_PROBLEM TO WORK ON_
Skip all pictures. Write out the data below from its first line through the line that contains "const kv100Pitch16 = [21.0, 15.0, 15.1, 11.3, 10.4, 8.3];".

_INFORMATION PROVIDED_
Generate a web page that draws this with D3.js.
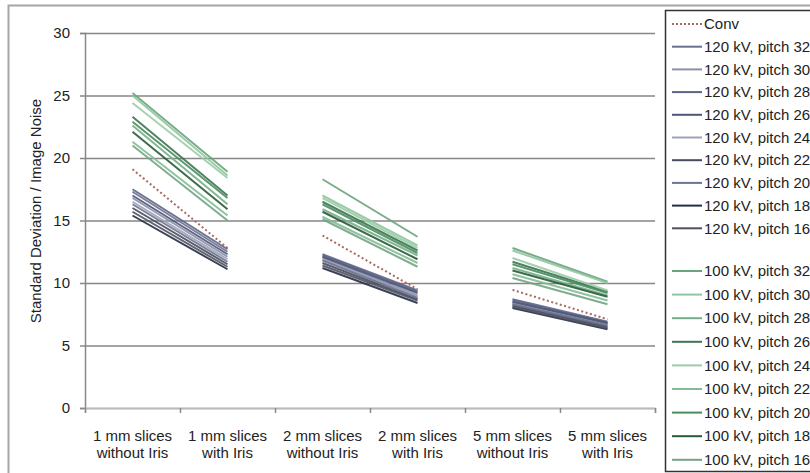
<!DOCTYPE html>
<html><head><meta charset="utf-8">
<script src="https://cdn.jsdelivr.net/npm/d3@7"></script>
<style>
body{margin:0;background:#fff;}
text{font-family:"Liberation Sans",Arial,sans-serif;fill:#222;}
</style></head>
<body><svg id="c" width="810" height="473"></svg>
<script>
const categories = [["1 mm slices","without Iris"],["1 mm slices","with Iris"],["2 mm slices","without Iris"],["2 mm slices","with Iris"],["5 mm slices","without Iris"],["5 mm slices","with Iris"]];
const yTicks = [0,5,10,15,20,25,30];
const yTitle = "Standard Deviation / Image Noise";

const conv = [19.1, 12.8, 13.8, 9.5, 9.45, 7.1];

const kv120Pitch32 = [17.3, 12.5, 12.2, 9.3, 8.6, 6.8];
const kv120Pitch30 = [16.8, 12.1, 12.0, 9.0, 8.4, 6.7];
const kv120Pitch28 = [17.5, 12.7, 12.3, 9.4, 8.7, 6.9];
const kv120Pitch26 = [17.0, 12.3, 12.1, 9.2, 8.5, 6.8];
const kv120Pitch24 = [16.5, 11.9, 11.9, 8.9, 8.3, 6.6];
const kv120Pitch22 = [16.0, 11.5, 11.6, 8.7, 8.2, 6.5];
const kv120Pitch20 = [16.3, 11.7, 11.8, 8.8, 8.3, 6.6];
const kv120Pitch18 = [15.4, 11.1, 11.2, 8.4, 8.0, 6.3];
const kv120Pitch16 = [15.7, 11.3, 11.4, 8.6, 8.1, 6.4];

const kv100Pitch32 = [25.2, 18.9, 18.3, 13.7, 12.8, 10.1];
const kv100Pitch30 = [25.0, 18.6, 17.0, 13.0, 12.6, 10.0];
const kv100Pitch28 = [22.6, 16.3, 15.9, 12.2, 11.2, 9.0];
const kv100Pitch26 = [23.3, 17.0, 16.5, 12.6, 11.7, 9.3];
const kv100Pitch24 = [24.4, 18.4, 16.8, 12.8, 12.0, 9.4];
const kv100Pitch22 = [21.3, 15.4, 15.3, 11.6, 10.7, 8.6];
const kv100Pitch20 = [22.9, 16.8, 16.3, 12.4, 11.5, 9.2];
const kv100Pitch18 = [22.1, 15.9, 15.7, 11.9, 11.0, 8.9];
const kv100Pitch16 = [21.0, 15.0, 15.1, 11.3, 10.4, 8.3];

const seriesNames = ["Conv",
 "120 kV, pitch 32","120 kV, pitch 30","120 kV, pitch 28","120 kV, pitch 26","120 kV, pitch 24","120 kV, pitch 22","120 kV, pitch 20","120 kV, pitch 18","120 kV, pitch 16",
 "100 kV, pitch 32","100 kV, pitch 30","100 kV, pitch 28","100 kV, pitch 26","100 kV, pitch 24","100 kV, pitch 22","100 kV, pitch 20","100 kV, pitch 18","100 kV, pitch 16"];
const seriesValues = [conv,
 kv120Pitch32,kv120Pitch30,kv120Pitch28,kv120Pitch26,kv120Pitch24,kv120Pitch22,kv120Pitch20,kv120Pitch18,kv120Pitch16,
 kv100Pitch32,kv100Pitch30,kv100Pitch28,kv100Pitch26,kv100Pitch24,kv100Pitch22,kv100Pitch20,kv100Pitch18,kv100Pitch16];
const seriesColors = ["#a86a60",
 "#6b7191","#8a8fa8","#5d6485","#4e5577","#9ea2b8","#474b5e","#6d7390","#252d48","#50525f",
 "#6aa47c","#8fc6a0","#74ae88","#3a7650","#9ccca9","#84bb96","#4a8c5e","#275a37","#72a482"];

const svg = d3.select("#c");
const L = 85, R = 655, T = 33, B = 408;

// outer frame
svg.append("rect").attr("x",8.5).attr("y",5.5).attr("width",900).attr("height",500)
  .attr("fill","none").attr("stroke","#a6a6a6").attr("stroke-width",2);

const x = d3.scaleBand().domain(d3.range(categories.length)).range([L,R]);
const xLin = d3.scaleLinear().domain([0,categories.length]).range([L,R]);
const y = d3.scaleLinear().domain([0,30]).range([B,T]);

// gridlines
svg.append("g").attr("transform",`translate(${L},0)`)
  .call(d3.axisLeft(y).tickValues(yTicks).tickSize(-(R-L)).tickFormat(""))
  .call(g=>g.select(".domain").remove())
  .call(g=>g.selectAll("line").attr("stroke","#868686").attr("stroke-width",1.5));

// y axis
svg.append("g").attr("transform",`translate(${L},0)`)
  .call(d3.axisLeft(y).tickValues(yTicks).tickSize(5).tickPadding(10))
  .call(g=>g.select(".domain").attr("stroke","#888").attr("stroke-width",1.5))
  .call(g=>g.selectAll("line").attr("stroke","#888").attr("stroke-width",1.5))
  .call(g=>g.selectAll("text").attr("font-size",15).attr("fill","#222"));

// x axis
svg.append("g").attr("transform",`translate(0,${B})`)
  .call(d3.axisBottom(xLin).tickValues(d3.range(categories.length+1)).tickSize(5).tickFormat(""))
  .call(g=>g.select(".domain").attr("stroke","#bbb").attr("stroke-width",1.5))
  .call(g=>g.selectAll("line").attr("stroke","#888").attr("stroke-width",1.5));

const cl = svg.append("g");
categories.forEach((c,i)=>{
  const t = cl.append("text").attr("text-anchor","middle").attr("font-size",15)
    .attr("x", x(i)+x.bandwidth()/2).attr("y", B+33);
  t.append("tspan").attr("x", x(i)+x.bandwidth()/2).text(c[0]);
  t.append("tspan").attr("x", x(i)+x.bandwidth()/2).attr("dy",17).text(c[1]);
});

svg.append("text").attr("transform",`translate(41,211) rotate(-90)`)
  .attr("text-anchor","middle").attr("font-size",15).text(yTitle);

// lines (pairs)
const cx = i => x(i)+x.bandwidth()/2;
const lineGen = d3.line().x(d=>cx(d.i)).y(d=>y(d.v));
const order = d3.range(seriesValues.length).slice(1).concat([0]);
order.forEach(s=>{
  const vals = seriesValues[s];
  [0,2,4].forEach(p=>{
    svg.append("path")
      .attr("d", lineGen([{i:p,v:vals[p]},{i:p+1,v:vals[p+1]}]))
      .attr("fill","none").attr("stroke",seriesColors[s])
      .attr("stroke-width", 2)
      .attr("stroke-dasharray", s===0 ? "2,2.5" : null)
      .attr("opacity", s===0 ? 1 : 0.9);
  });
});

// legend
svg.append("rect").attr("x",665.5).attr("y",10.5).attr("width",200).attr("height",461)
  .attr("fill","#fff").attr("stroke","#333").attr("stroke-width",1.5);
const legY = i => i < 10 ? 24 + i*22.7 : 271 + (i-10)*23.6;
const lg = svg.append("g");
seriesNames.forEach((n,i)=>{
  const yy = legY(i);
  lg.append("line").attr("x1",672).attr("x2",702).attr("y1",yy).attr("y2",yy)
    .attr("stroke",seriesColors[i]).attr("stroke-width",2)
    .attr("stroke-dasharray", i===0 ? "2,2" : null);
  lg.append("text").attr("x",704).attr("y",yy).attr("dy","0.35em").attr("font-size",15).text(n);
});
</script></body></html>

_SOLUTION FOR THIS TASK_
Generate a web page that draws this with D3.js.
<!DOCTYPE html>
<html><head><meta charset="utf-8">
<script src="https://cdn.jsdelivr.net/npm/d3@7"></script>
<style>
body{margin:0;background:#fff;}
text{font-family:"Liberation Sans",Arial,sans-serif;fill:#222;}
</style></head>
<body><svg id="c" width="810" height="473"></svg>
<script>
const categories = [["1 mm slices","without Iris"],["1 mm slices","with Iris"],["2 mm slices","without Iris"],["2 mm slices","with Iris"],["5 mm slices","without Iris"],["5 mm slices","with Iris"]];
const yTicks = [0,5,10,15,20,25,30];
const yTitle = "Standard Deviation / Image Noise";

const conv = [19.1, 12.8, 13.8, 9.5, 9.45, 7.1];

const kv120Pitch32 = [17.3, 12.5, 12.2, 9.3, 8.6, 6.8];
const kv120Pitch30 = [16.8, 12.1, 12.0, 9.0, 8.4, 6.7];
const kv120Pitch28 = [17.5, 12.7, 12.3, 9.4, 8.7, 6.9];
const kv120Pitch26 = [17.0, 12.3, 12.1, 9.2, 8.5, 6.8];
const kv120Pitch24 = [16.5, 11.9, 11.9, 8.9, 8.3, 6.6];
const kv120Pitch22 = [16.0, 11.5, 11.6, 8.7, 8.2, 6.5];
const kv120Pitch20 = [16.3, 11.7, 11.8, 8.8, 8.3, 6.6];
const kv120Pitch18 = [15.4, 11.1, 11.2, 8.4, 8.0, 6.3];
const kv120Pitch16 = [15.7, 11.3, 11.4, 8.6, 8.1, 6.4];

const kv100Pitch32 = [25.2, 18.9, 18.3, 13.7, 12.8, 10.1];
const kv100Pitch30 = [25.0, 18.6, 17.0, 13.0, 12.6, 10.0];
const kv100Pitch28 = [22.6, 16.3, 15.9, 12.2, 11.2, 9.0];
const kv100Pitch26 = [23.3, 17.0, 16.5, 12.6, 11.7, 9.3];
const kv100Pitch24 = [24.4, 18.4, 16.8, 12.8, 12.0, 9.4];
const kv100Pitch22 = [21.3, 15.4, 15.3, 11.6, 10.7, 8.6];
const kv100Pitch20 = [22.9, 16.8, 16.3, 12.4, 11.5, 9.2];
const kv100Pitch18 = [22.1, 15.9, 15.7, 11.9, 11.0, 8.9];
const kv100Pitch16 = [21.0, 15.0, 15.1, 11.3, 10.4, 8.3];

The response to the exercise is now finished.